I'm sure I made mistakes as I left and shoved back against what made me so miserable for so long.  But I also know that it was the right decision when I was criticized for how I took my leave and not following the "normal protocol" and "normal rules"...even though nothing about the situation was normal.  I lost people that I cared about as I left.  Splits, strains, cracks, and fractures appeared and I know I took a hammer to some of those to separate, because I wanted to put out how I really felt, in the hopes that they'd understand me a bit better.  I did what I thought was right at the time.  Not sure I'd do it any differently now.

The point of all of the rambling?  To say that if you are in a similar spot, or if your job makes you feel so miserable that you don't want to go on, you aren't alone.  Ever.  And regardless of what other people tell you, of what they try to shove down your throats about "that's just part of life" or "all jobs are miserable" please tell them to kindly fuck off and make a plan to find something new.  Set a deadline. Set goals. Get help.  Life is too short to be miserable where you spend the bulk of your days.

I'm in a better place as 2015 starts and I'm enjoying the new path that I'm making for myself.  There are scary and exciting things ahead.  And I can't wait to see what happens next.

28 December 2014

Normal is bullshit

https://www.flickr.com/photos/35034345972@N01/5432567658/ 
"You look stupid doing that, you know?"
"That makes you look stupid."
"You don't want to look stupid do you?"

Over the last few years I've had all of those things said to me.  Because, you know insulting someone to get them to conform to your expectations is the best way to make people feel good about themselves right?  And I get it, I do, sometimes people said these things with the best of intentions.  They were trying to help me fit in.  To be "normal."  And for a long time that was something that I wanted.

Growing up I was the quiet, shy kid, which meant that people didn't know what to do with me other than I didn't fit in.  I was with the art crowd in college, although I was still a bit on the outside because I was an art education major so for a time I wasn't a "real artist," but I at least had people to trust and be with.  Then I started dealing with depression and anxiety, and well...I'll just say that apparently some in that community feel that there should be a "normal" way of dealing with both of those things.

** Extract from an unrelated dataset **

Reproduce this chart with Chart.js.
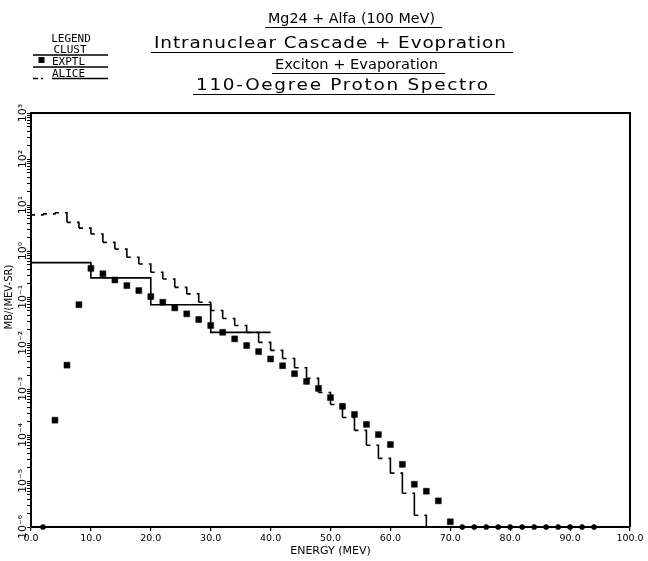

And god help me when I was diagnosed as being on the Asperger's spectrum, I was told that I needed to work harder to fit back in and do my best to be normal.

And there were times I went with it.  Because I mean lets be honest here, we all want to fit in most of the time.  To be comfortable in our own skins.  To belong.  To be "normal."

But over the last several months I've realized that the entire idea of being "normal" is complete and utter and absolute bullshit.  Normal doesn't exist, at least not the way we keep trying to assign it on a societal level.  Every person has their own level of what they consider normal.  Of where our moods should be, of how we should feel, of how we should look, etc.  But this should never be considered a measuring point for anyone else.  Ever.

Its time that we stop shoving people in boxes and telling them that can only be "normal" if they conform and fit in that box.  It's time that we stop talking about what "normal" is and encourage people to be comfortable in their own skins.  To find their own level of where they feel right by their standards, not society.